Our neighbour Don passed away in the wee hours of Friday night. Sure, he was pushing 90 years old, and his body was riddled with cancer (among other health issues), but it doesn’t make it suck any less.
We moved into this house four years ago, and our neighbours adopted us – as older couples whose own kids live far away will do when a younger family moves onto the street. We went back and forth, they made a fuss over the kids, they’d watch our cat while we were on holidays, I’d always clear their lane of snow every winter… and then we’d have play fights over whether or not they should pay me for doing the work (I always won, because of course they should never pay me for that. I love being outside in the winter, so they’re doing me a favour). Months ago, Don gave me a bottle of whiskey. His chemo wouldn’t allow him to drink it, and he wanted me to have it. I haven’t opened it, and I doubt I will. Well, maybe some day.

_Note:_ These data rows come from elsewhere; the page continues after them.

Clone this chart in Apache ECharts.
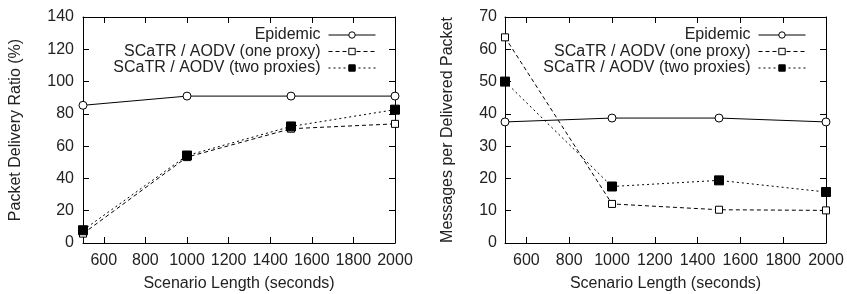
<!DOCTYPE html>
<html><head><meta charset="utf-8">
<script src="https://cdn.jsdelivr.net/npm/echarts@6/dist/echarts.min.js"></script>
<style>html,body{margin:0;padding:0;background:#fff}#c{width:847px;height:294px}</style>
</head><body><div id="c"></div>
<script>
const scenarioLengths = [500, 1000, 1500, 2000];
const xTicks = [600, 800, 1000, 1200, 1400, 1600, 1800, 2000];
const seriesNames = ['Epidemic', 'SCaTR / AODV (one proxy)', 'SCaTR / AODV (two proxies)'];
const pdrEpidemic = [85.3, 91, 91, 91];
const pdrOneProxy = [5.8, 53.2, 70.8, 73.8];
const pdrTwoProxies = [7.9, 54.2, 72.2, 82.6];
const mpdEpidemic = [37.5, 38.7, 38.7, 37.5];
const mpdOneProxy = [63.7, 12.1, 10.3, 10.1];
const mpdTwoProxies = [50.0, 17.5, 19.4, 15.8];
const pdrTicks = [0, 20, 40, 60, 80, 100, 120, 140];
const mpdTicks = [0, 10, 20, 30, 40, 50, 60, 70];

const FONT = '"Liberation Sans", Arial, sans-serif';
const FS = 16;
const TXT = '#222';
const chart = echarts.init(document.getElementById('c'));

function pts(vals){ return scenarioLengths.map((x,i)=>[x, vals[i]]); }
const plain = v => String(v);

function xAxes(gi){
  const base = {gridIndex: gi, type:'value', min:500, max:2000,
    splitLine:{show:false},
    axisLine:{show:true, onZero:false, lineStyle:{color:'#000', width:1}},
    axisTick:{show:true, inside:true, length:6, customValues:xTicks, lineStyle:{color:'#000'}}};
  return [
    Object.assign({}, base, {position:'bottom',
      axisLabel:{show:true, customValues:xTicks, formatter:plain, color:TXT, fontFamily:FONT, fontSize:FS, margin:10},
      name:'Scenario Length (seconds)', nameLocation:'middle', nameGap:33,
      nameTextStyle:{color:TXT, fontFamily:FONT, fontSize:FS}}),
    Object.assign({}, base, {position:'top', axisLabel:{show:false}})
  ];
}
function yAxes(gi, max, ticks, name, gap, margin){
  const base = {gridIndex: gi, type:'value', min:0, max:max, interval:max/7,
    splitLine:{show:false},
    axisLine:{show:true, onZero:false, lineStyle:{color:'#000', width:1}},
    axisTick:{show:true, inside:true, length:6, lineStyle:{color:'#000'}}};
  return [
    Object.assign({}, base, {position:'left',
      axisLabel:{show:true, customValues:ticks, formatter:plain, color:TXT, fontFamily:FONT, fontSize:FS, margin:margin},
      name:name, nameLocation:'middle', nameGap:gap,
      nameTextStyle:{color:TXT, fontFamily:FONT, fontSize:FS}}),
    Object.assign({}, base, {position:'right', axisLabel:{show:false}})
  ];
}

function mkSeries(name, vals, xi, yi, kind){
  const s = {name:name, type:'line', xAxisIndex:xi, yAxisIndex:yi, data:pts(vals),
    animation:false, z:3};
  if(kind===0){ s.symbol='circle'; s.symbolSize=8; s.itemStyle={color:'#fff', borderColor:'#000', borderWidth:1};
    s.lineStyle={color:'#000', width:1, type:'solid'}; }
  if(kind===1){ s.symbol='rect'; s.symbolSize=7; s.itemStyle={color:'#fff', borderColor:'#000', borderWidth:1};
    s.lineStyle={color:'#000', width:1, type:[4,3]}; }
  if(kind===2){ s.symbol='rect'; s.symbolSize=9; s.itemStyle={color:'#000', borderColor:'#000', borderWidth:1};
    s.lineStyle={color:'#000', width:1, type:[2,3]}; }
  return s;
}

function legend(right){
  return {orient:'vertical', right:right, top:27, padding:0, align:'right', itemWidth:47, itemHeight:8, itemGap:0.5,
    lineStyle:{width:1}, itemStyle:{borderWidth:1},
    data:seriesNames, textStyle:{color:TXT, fontFamily:FONT, fontSize:FS, lineHeight:16, padding:[0,3,0,0]}, selectedMode:false};
}

const option = {
  backgroundColor:'#fff',
  animation:false,
  grid:[
    {left:83, right:452, top:17, bottom:51, show:false, containLabel:false, outerBoundsMode:'none'},
    {left:505, right:21, top:17, bottom:51, show:false, containLabel:false, outerBoundsMode:'none'}
  ],
  xAxis: xAxes(0).concat(xAxes(1)),
  yAxis: yAxes(0, 140, pdrTicks, 'Packet Delivery Ratio (%)', 59, 9).concat(yAxes(1, 70, mpdTicks, 'Messages per Delivered Packet', 49.5, 8)),
  legend:[legend(471), legend(41)],
  series:[
    mkSeries(seriesNames[0], pdrEpidemic, 0, 0, 0),
    mkSeries(seriesNames[1], pdrOneProxy, 0, 0, 1),
    mkSeries(seriesNames[2], pdrTwoProxies, 0, 0, 2),
    mkSeries(seriesNames[0], mpdEpidemic, 2, 2, 0),
    mkSeries(seriesNames[1], mpdOneProxy, 2, 2, 1),
    mkSeries(seriesNames[2], mpdTwoProxies, 2, 2, 2)
  ]
};
chart.setOption(option);
</script></body></html>
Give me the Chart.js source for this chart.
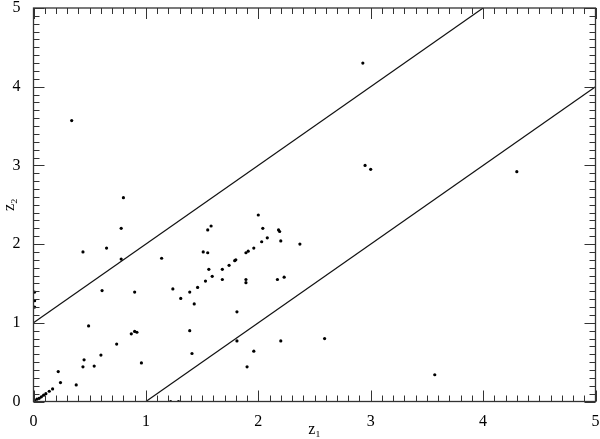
<!DOCTYPE html>
<html>
<head>
<meta charset="utf-8">
<script src="https://cdn.jsdelivr.net/npm/chart.js@4"></script>
<style>
  html, body { margin: 0; padding: 0; background: #fff; }
  #wrap { width: 600px; height: 439px; }
</style>
</head>
<body>
<div id="wrap"><canvas id="scatter"></canvas></div>
<script>
// Points
const pointsX = [
  0.34, 0.44, 0.65, 0.80, 0.78, 0.78, 1.14, 0.61, 0.90, 1.24, 1.31, 1.39, 1.46,
  0.49, 0.74, 0.87, 0.90, 0.92, 0.60, 0.45, 0.44, 0.54, 0.22, 0.24, 0.38, 0.96,
  1.39, 1.41, 1.43,
  0.01, 0.03, 0.05, 0.07, 0.09, 0.11, 0.14, 0.17,
  2.95, 3.00, 2.00, 1.55, 1.58, 2.04, 2.18, 2.19, 2.20, 2.08, 2.03, 1.96, 1.91,
  1.89, 1.80, 1.79, 1.74, 1.68, 1.56, 1.51, 1.55, 1.59, 1.53, 1.68, 1.89, 1.89,
  2.17, 2.23, 2.37, 1.81, 1.81, 2.20, 1.96, 1.90, 2.59, 4.30, 3.57, 2.93,
  0.01, 0.01, 0.01, 1.22, 1.29
];
const pointsY = [
  3.57, 1.90, 1.95, 2.59, 2.20, 1.81, 1.82, 1.41, 1.39, 1.43, 1.31, 1.39, 1.45,
  0.96, 0.73, 0.86, 0.89, 0.88, 0.59, 0.53, 0.44, 0.45, 0.38, 0.24, 0.21, 0.49,
  0.90, 0.61, 1.24,
  0.01, 0.03, 0.04, 0.06, 0.08, 0.10, 0.13, 0.16,
  3.00, 2.95, 2.37, 2.18, 2.23, 2.20, 2.18, 2.16, 2.04, 2.08, 2.03, 1.95, 1.91,
  1.89, 1.80, 1.79, 1.73, 1.68, 1.68, 1.90, 1.89, 1.59, 1.53, 1.55, 1.55, 1.51,
  1.55, 1.58, 2.00, 1.14, 0.77, 0.77, 0.64, 0.44, 0.80, 2.92, 0.34, 4.30,
  1.39, 1.28, 1.20, 0.00, 0.00
];

// Boundary lines z2 = z1 + 1 and z2 = z1 - 1
const upperLineX = [0, 4];
const upperLineY = [1, 5];
const lowerLineX = [1, 5];
const lowerLineY = [0, 4];

const axisMin = 0;
const axisMax = 5;
const tickValues = [0, 1, 2, 3, 4, 5];

const toXY = (xs, ys) => xs.map((x, i) => ({ x: x, y: ys[i] }));

// Frame with inward major/minor ticks on all four sides
const frameTicks = {
  id: 'frameTicks',
  afterDatasetsDraw(chart) {
    const { ctx, chartArea: a, scales } = chart;
    const xs = scales.x, ys = scales.y;
    ctx.save();
    ctx.strokeStyle = '#333';
    ctx.lineWidth = 1.3;
    ctx.strokeRect(a.left, a.top, a.right - a.left, a.bottom - a.top);
    ctx.lineWidth = 1;
    ctx.beginPath();
    for (let i = 0; i <= 50; i++) {
      const v = i / 10;
      const len = (i % 10 === 0) ? 11 : 6;
      const px = Math.round(xs.getPixelForValue(v)) + 0.5;
      ctx.moveTo(px, a.bottom); ctx.lineTo(px, a.bottom - len);
      ctx.moveTo(px, a.top); ctx.lineTo(px, a.top + len);
      const py = Math.round(ys.getPixelForValue(v)) + 0.5;
      ctx.moveTo(a.left, py); ctx.lineTo(a.left + len, py);
      ctx.moveTo(a.right, py); ctx.lineTo(a.right - len, py);
    }
    ctx.stroke();
    ctx.restore();
  }
};

const labelFont = { family: '"Liberation Serif", "Times New Roman", Times, serif', size: 16 };

new Chart(document.getElementById('scatter'), {
  type: 'scatter',
  data: {
    datasets: [
      {
        data: toXY(pointsX, pointsY),
        backgroundColor: '#000',
        borderColor: '#000',
        pointRadius: 1.6,
        pointHoverRadius: 1.6,
        borderWidth: 0
      },
      {
        type: 'line',
        data: toXY(upperLineX, upperLineY),
        borderColor: '#111',
        borderWidth: 1.2,
        pointRadius: 0,
        fill: false
      },
      {
        type: 'line',
        data: toXY(lowerLineX, lowerLineY),
        borderColor: '#111',
        borderWidth: 1.2,
        pointRadius: 0,
        fill: false
      }
    ]
  },
  options: {
    responsive: true,
    maintainAspectRatio: false,
    animation: false,
    events: [],
    layout: { padding: { top: 8, right: 4.5, left: 0, bottom: 0 } },
    plugins: { legend: { display: false }, tooltip: { enabled: false } },
    scales: {
      x: {
        type: 'linear',
        min: axisMin,
        max: axisMax,
        afterBuildTicks: (s) => { s.ticks = tickValues.map(v => ({ value: v })); },
        afterFit: (s) => { s.height = 37.5; s.paddingLeft = 0; s.paddingRight = 0; },
        grid: { display: false },
        border: { display: false },
        ticks: { color: '#000', font: labelFont, padding: 3, maxRotation: 0 },
        title: { display: true, text: 'z\u2081', color: '#000', font: labelFont, padding: { top: 0, bottom: 0 } }
      },
      y: {
        type: 'linear',
        min: axisMin,
        max: axisMax,
        afterBuildTicks: (s) => { s.ticks = tickValues.map(v => ({ value: v })); },
        afterFit: (s) => { s.width = 33.5; s.paddingTop = 0; s.paddingBottom = 0; },
        grid: { display: false },
        border: { display: false },
        ticks: { color: '#000', font: labelFont, padding: 5 },
        title: { display: true, text: 'z\u2082', color: '#000', font: labelFont, padding: { top: 0, bottom: 0 } }
      }
    }
  },
  plugins: [frameTicks]
});
</script>
</body>
</html>
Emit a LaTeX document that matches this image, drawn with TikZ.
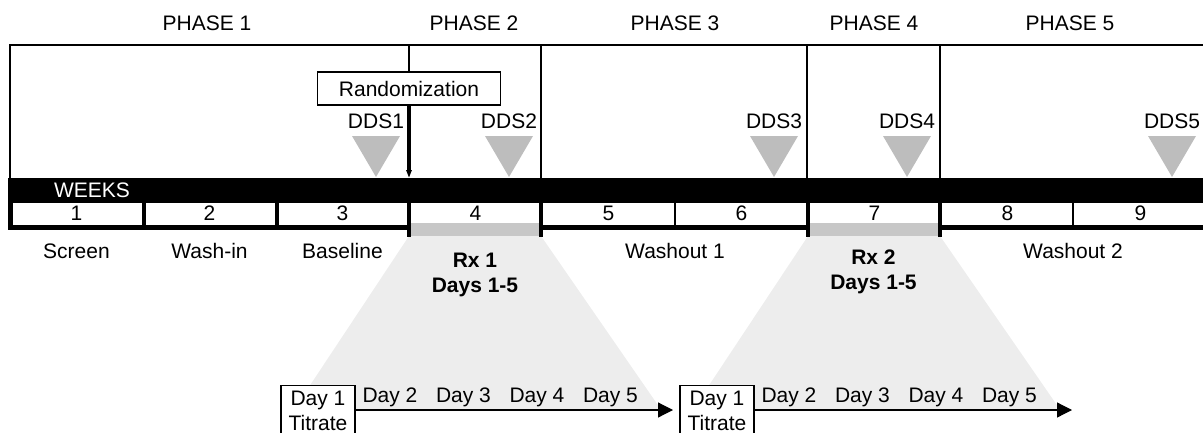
\documentclass[tikz,border=0pt]{standalone}
\usepackage{fontspec}
\setmainfont{Liberation Sans}
\usetikzlibrary{arrows.meta,positioning}

\definecolor{ddsgray}{gray}{0.74}
\definecolor{rxgray}{gray}{0.78}
\definecolor{fangray}{gray}{0.93}

\begin{document}
\fontsize{10.5}{12.5}\selectfont
\begin{tikzpicture}[x=0.5pt,y=-0.5pt,every node/.style={inner sep=0pt}]
  \tikzstyle{lbl}=[anchor=base]
  \tikzstyle{frame}=[line width=0.6pt]
  \tikzstyle{tick}=[line width=2pt]
  \tikzstyle{ddsmark}=[fill=ddsgray]
  \tikzstyle{daybox}=[draw,fill=white,line width=0.6pt,anchor=north,align=center,
      minimum width=37pt,inner ysep=2.5pt]
  \tikzstyle{dayarrow}=[line width=0.6pt,-{Triangle[length=7.5pt,width=7.5pt]}]
  \useasboundingbox (0,0) rectangle (1203,433);

  % Phases
  \foreach \x/\p in {207/1,474/2,675/3,874/4,1070/5}
    \node[lbl] (phase\p) at (\x,31) {PHASE \p};
  \draw[frame] (10,178) -- (10,45) -- (1203,45);
  \foreach \x in {541,807,940}
    \draw[frame] (\x,45) -- (\x,178);

  % Randomization
  \node[draw,frame,minimum width=91.5pt,minimum height=16.5pt] (rand) at (409,88.5) {Randomization};
  \coordinate (divtop) at (409,45);
  \coordinate (divtip) at (409,178);
  \draw[frame] (rand.north) -- (divtop);
  \draw[line width=1.6pt,-{Triangle[length=4pt,width=2.6pt]}] (rand.south) -- (divtip);

  % DDS markers
  \foreach \x [count=\k] in {376,509,774,907,1172} {
    \fill[ddsmark] (\x-24,136) -- (\x+24,136) -- (\x,177) -- cycle;
    \node[lbl] (dds\k) at (\x,128) {DDS\k};
  }

  % Weeks bar
  \fill (8,178) rectangle (1203,230);
  \fill[white] (13,203) rectangle (1203,225);
  \node[lbl,text=white] (weeks) at (92,197) {WEEKS};
  \foreach \w in {1,...,9}
    \node[lbl] (wk\w) at ({10+133*(\w-0.5)},220) {\w};
  \foreach \x in {144,277}
    \draw[tick] (\x,203) -- (\x,227);
  \foreach \x in {675,1073}
    \draw[frame] (\x,203) -- (\x,225);

  % Treatment periods
  \foreach \g/\dx in {1/0,2/399} {
    \fill[fangray] ({409+\dx},236) -- ({541+\dx},236) -- ({662+\dx},411) -- ({293+\dx},411) -- cycle;
    \fill[rxgray] ({409+\dx},223) rectangle ({541+\dx},236);
    \draw[tick] ({409+\dx},203) -- ({409+\dx},237);
    \draw[tick] ({541+\dx},203) -- ({541+\dx},237);
    \node[daybox] (titrate\g) at ({318+\dx},385) {Day 1\\Titrate};
    \coordinate (end\g) at ({673+\dx},410);
    \draw[dayarrow] (titrate\g.north east |- end\g) -- (end\g);
    \foreach \d in {2,...,5}
      \node[lbl] (day\g\d) at ({390+73.5*(\d-2)+\dx},402) {Day \d};
  }
  \node[lbl,font=\bfseries] (rx1) at (475,267) {Rx 1};
  \node[lbl,font=\bfseries] (rxdays1) at (475,292) {Days 1-5};
  \node[lbl,font=\bfseries] (rx2) at (873.5,264) {Rx 2};
  \node[lbl,font=\bfseries] (rxdays2) at (873.5,289) {Days 1-5};

  % Periods
  \foreach \x/\t [count=\i] in {76.5/Screen,209.5/Wash-in,342.5/Baseline,675/Washout 1,1073/Washout 2}
    \node[lbl] (per\i) at (\x,258) {\t};
\end{tikzpicture}
\end{document}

Anyway, it’s a tough time for the family and the neighbourhood, even though we all knew it was coming. It was a long, slow decline for him, hard to watch. And it’s only adding to my own little reorganization here. You’ve maybe noticed I haven’t posted much in the last little while. A wee bit ago, I’d texted James to say I was thinking of taking the summer off from blogging. I was running out of steam. I’d just started that All The Everything series and it is (admittedly) very daunting. You’d just have to see the Man Cave’s contents to think I was nuts for even starting. James’ perfect response was “meh, just post when you want.” Good advice, as it is what he does in these pages.
I turn 43 years old in a couple of weeks (I am quickly coming to the end of my year of being the answer to life, the Universe and everything), and I was reflecting back on having done this blog for nigh on eleven years. It’s a labour of love and fun and great tunes and experiences and the building up of an awesome community and it’s cool. But for now I’ll read all your posts (likely at the weekends over coffee, mostly). I’ll rest for a bit, focus elsewhere… jam tunes for the sake of pleasure, not for how I’ll write about them. Chase the kids (and my lovely wife), do some work on the house, create, breathe… I’ve done this before, and I know I’ve said hiatuses are for chumps (they are), but here I am.
R.I.P. Don. The last few months were a true struggle of pain and worry, but hopefully now he can have some peace. And I’ll still be here, moreso as a Reader, for now. Some day, surely, I’ll be filling these pages with gibbering once again. Until then, see you in the Comments.